SHRIMP U-Pb geochronology analysis was conducted on 40 zircon grains from a Late Devonian sandstone of the Upper Member of the Guilmette Formation, 45 m above the Alamo Breccia Member at its stratotype locality in the Pahranagat Range, Nevada. The sandstone interval of the Upper Member is a mature, medium to fine grained quartz arenite that extends into Utah with thicknesses ranging up to 300 m. The sample was taken from the base of the sandstone interval, where it is mostly massive and occasionally planar laminated with a dominant paleocurrent from the northeast. Due to its maturity, the sandstone of the Upper Member is conventionally thought to be the product of recycling from earlier mature sandstone deposits, primarily the Ordovician Eureka Quartzite, and possibly derived from uplifted terranes associated with the Antler Orogeny.
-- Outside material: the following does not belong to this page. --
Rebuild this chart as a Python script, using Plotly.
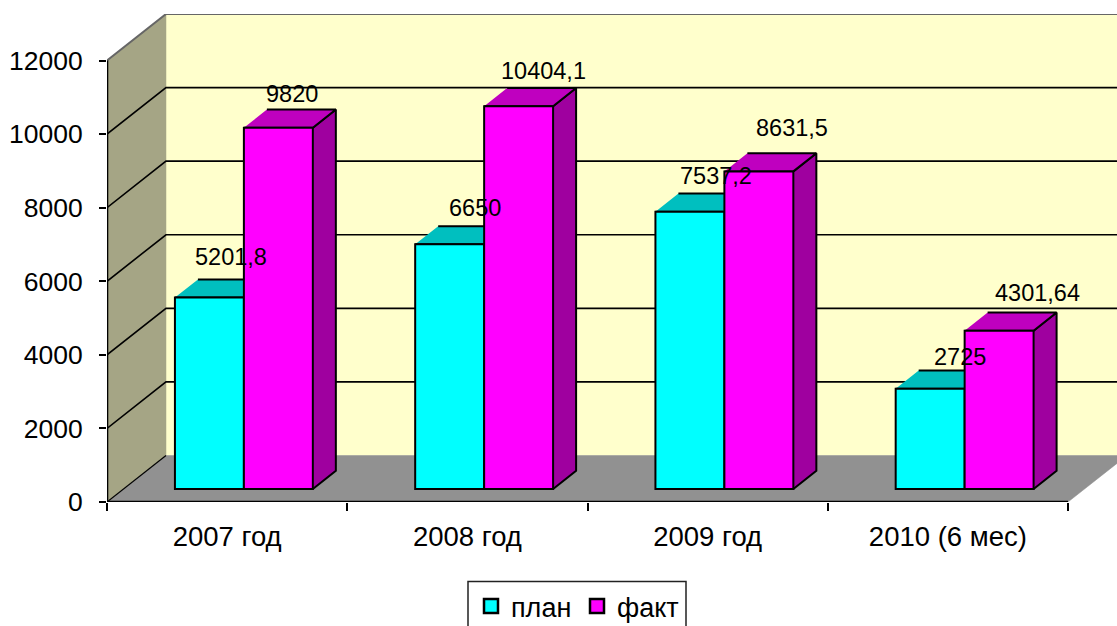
import plotly.graph_objects as go

categories = ["2007 год", "2008 год", "2009 год", "2010 (6 мес)"]
plan = [5201.8, 6650, 7537.2, 2725]
fact = [9820, 10404.1, 8631.5, 4301.64]
plan_labels = ["5201,8", "6650", "7537,2", "2725"]
fact_labels = ["9820", "10404,1", "8631,5", "4301,64"]
y_ticks = [0, 2000, 4000, 6000, 8000, 10000, 12000]

# Oblique projection of the depth axis, in axis units per unit of depth
W, H = 1117, 626
L, R, T, B = 107, 1068, 60.5, 502
DEPTH_X, DEPTH_Y = 59, 46.5
N = len(categories)
DX = DEPTH_X / (R - L) * N
DY = DEPTH_Y / (B - T) * 12000
D_FRONT, D_BACK = 0.28, 0.67
BAR_START, BAR_W = 0.214, 0.287
AREA_R, AREA_T = W, T - DEPTH_Y
X_MAX = (AREA_R - L) / (R - L) * N


def px(u, v, d):
    return u + d * DX, v + d * DY


def poly(points):
    xs, ys = zip(*[px(*p) for p in points])
    return list(xs), list(ys)


def face_trace(polys, fill, line=None, lw=2, z=0):
    xs, ys = [], []
    for p in polys:
        a, b = poly(p)
        xs += a + [None]
        ys += b + [None]
    return go.Scatter(x=xs, y=ys, mode="lines", fill="toself", fillcolor=fill,
                      line=dict(color=line or fill, width=lw), hoverinfo="skip",
                      showlegend=False, cliponaxis=False, zorder=z)


def line_trace(points_list, color, width, z=0):
    xs, ys = [], []
    for pts in points_list:
        a, b = poly(pts)
        xs += a + [None]
        ys += b + [None]
    return go.Scatter(x=xs, y=ys, mode="lines", line=dict(color=color, width=width),
                      hoverinfo="skip", showlegend=False, cliponaxis=False, zorder=z)


fig = go.Figure()

# walls and floor
fig.add_trace(face_trace([[(0, 0, 1), (N, 0, 1), (N, 12000, 1), (0, 12000, 1)]], "#FFFFCC", lw=0.5))
fig.add_trace(face_trace([[(0, 0, 0), (0, 0, 1), (0, 12000, 1), (0, 12000, 0)]], "#A5A585", lw=0.5))
fig.add_trace(face_trace([[(0, 0, 0), (N, 0, 0), (N, 0, 1), (0, 0, 1)]], "#919191", lw=0.5))

# gridlines
inner = [t for t in y_ticks if 0 < t < 12000]
fig.add_trace(line_trace([[(0, t, 0), (0, t, 1), (N, t, 1)] for t in inner], "#000000", 1.6))
fig.add_trace(line_trace([[(0, 0, 0), (0, 0, 1)]], "#000000", 1.2))
fig.add_trace(line_trace([[(0, 12000, 0), (0, 12000, 1), (N, 12000, 1)]], "#666666", 2))


def add_series(name, values, slot, front, top, side, z):
    u0 = [i + BAR_START + slot * BAR_W for i in range(N)]
    u1 = [u + BAR_W for u in u0]
    base = D_FRONT * DY
    sides = [[(u1[i], 0, D_FRONT), (u1[i], 0, D_BACK), (u1[i], values[i], D_BACK), (u1[i], values[i], D_FRONT)]
             for i in range(N)]
    tops = [[(u0[i], values[i], D_FRONT), (u1[i], values[i], D_FRONT),
             (u1[i], values[i], D_BACK), (u0[i], values[i], D_BACK)] for i in range(N)]
    fig.add_trace(face_trace(sides, side, "#000000", 2, z))
    fig.add_trace(face_trace(tops, top, "#000000", 2, z))
    fig.add_trace(go.Bar(
        name=name,
        x=[u + BAR_W / 2 + D_FRONT * DX for u in u0],
        y=values, base=base, width=BAR_W,
        marker=dict(color=front, line=dict(color="#000000", width=2)),
        cliponaxis=False, zorder=z + 1, showlegend=False,
        hovertemplate=name + ": %{y}<extra></extra>",
    ))
    # legend key: square swatch larger than the fixed bar swatch
    fig.add_trace(go.Scatter(x=[None], y=[None], mode="markers", name=name,
                             marker=dict(symbol="square", size=14, color=front,
                                         line=dict(color="#000000", width=2.5))))


add_series("план", plan, 0, "#00FFFF", "#00BFBF", "#009F9F", 1)
add_series("факт", fact, 1, "#FF00FF", "#BF00BF", "#9F009F", 3)

# axis lines stop at the last tick, below the top and right edges of the walls
fig.add_trace(line_trace([[(0, 12000, 0), (0, 0, 0), (N, 0, 0)]], "#000000", 2.6, z=6))

# data labels: anchored at the bar's front top centre, nudged in pixels
plan_dx, plan_dy = [22, 25, 26, 30], [41, 36, 36, 32]
fact_dx, fact_dy = [14, 25, 33, 38], [34, 35, 43, 38]
annotations = []
for slot, vals, labs, dxs, dys in ((0, plan, plan_labels, plan_dx, plan_dy),
                                   (1, fact, fact_labels, fact_dx, fact_dy)):
    for i in range(N):
        x, y = px(i + BAR_START + (slot + 0.5) * BAR_W, vals[i], D_FRONT)
        annotations.append(dict(x=x, y=y, xref="x", yref="y", text=labs[i], showarrow=False,
                                xshift=dxs[i], yshift=dys[i], xanchor="center", yanchor="middle",
                                font=dict(size=23.5, color="#000000")))

fig.update_layout(
    width=W, height=H,
    margin=dict(l=L, r=W - AREA_R, t=AREA_T, b=H - B, pad=0, autoexpand=False),
    paper_bgcolor="#FFFFFF", plot_bgcolor="rgba(0,0,0,0)",
    font=dict(family="Liberation Sans, Arial, sans-serif", color="#000000"),
    barmode="overlay",
    xaxis=dict(range=[0, X_MAX], tickmode="array", tickvals=[i + 0.5 for i in range(N)],
               ticktext=categories, ticks="", showgrid=False, zeroline=False, showline=False,
               tickfont=dict(size=27.5), ticklabelstandoff=15,
               minor=dict(tickmode="array", tickvals=list(range(N + 1)), ticks="outside",
                          ticklen=8, tickwidth=1.5, tickcolor="#000000", showgrid=False)),
    yaxis=dict(range=[0, 12000 + DY], tickmode="array", tickvals=y_ticks,
               ticktext=[str(t) for t in y_ticks], ticks="outside",
               ticklen=7, tickwidth=1.5, tickcolor="#000000", showgrid=False, zeroline=False,
               showline=False, tickfont=dict(size=26.5), ticklabelstandoff=11),
    legend=dict(orientation="h", x=(471 - L) / (AREA_R - L), xanchor="left",
                y=(B - 582) / (B - AREA_T), yanchor="top",
                bgcolor="rgba(0,0,0,0)", borderwidth=0, font=dict(size=27), itemwidth=30,
                entrywidth=61, entrywidthmode="pixels", traceorder="normal"),
    shapes=[dict(type="rect", xref="paper", yref="paper",
                 x0=(468 - L) / (AREA_R - L), x1=(686 - L) / (AREA_R - L),
                 y0=(B - 640) / (B - AREA_T), y1=(B - 581.5) / (B - AREA_T),
                 line=dict(color="#222222", width=1.5), fillcolor="rgba(0,0,0,0)", layer="above")],
    annotations=annotations,
    showlegend=True,
)

fig.write_html("out.html", config=dict(displayModeBar=False),
               post_script="document.body.style.margin='0';document.documentElement.style.overflow='hidden';")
Determining the source area of the Guilmette sandstone therefore constrains the influence of Antler uplift versus eustatic controls on siliciclastic deposition.

Detrital zircons cluster in age populations of 1.63–1.73 Ga and 1.39–1.47 Ga with minor populations of 1.03–1.18 Ga, ~1.8 Ga, and ~2.7 Ga. The dominant grain populations suggest input from the Paleoproterozoic Yavapai and Mazatzal provinces and Mesoproterozoic A-type granites, both sourced from the southwestern US, and minor zircon populations of Grenville and Archean ages from exposed basement rocks or platformal sediments. The pattern of zircon ages of the Guilmette sandstone is inconsistent with zircons dated from the Eureka Quartzite, which contains distinct populations of 1.8–2.4 Ga grains derived from the Peace River Arch region. Instead, the Guilmette sample is most similar to sandstones of the Middle Devonian Oxyoke Canyon Sandstone Member of the Nevada Formation, sampled from the Diamond Range near Eureka, Nevada (Gehrels and Dickinson, 1995). Our results suggest that the Guilmette sandstones either were formed by reworking of the Oxyoke sandstones or, more likely, derived from primary sediments shed from similar cratonal rocks as the Oxyoke sandstones. The zircon ages of the Upper Member sandstone suggest that eustatic sea level drawdown, rather than deep incision into Ordovician quartzites by Antler uplift, may account for siliciclastic deposition on the carbonate shelf during the Late Devonian.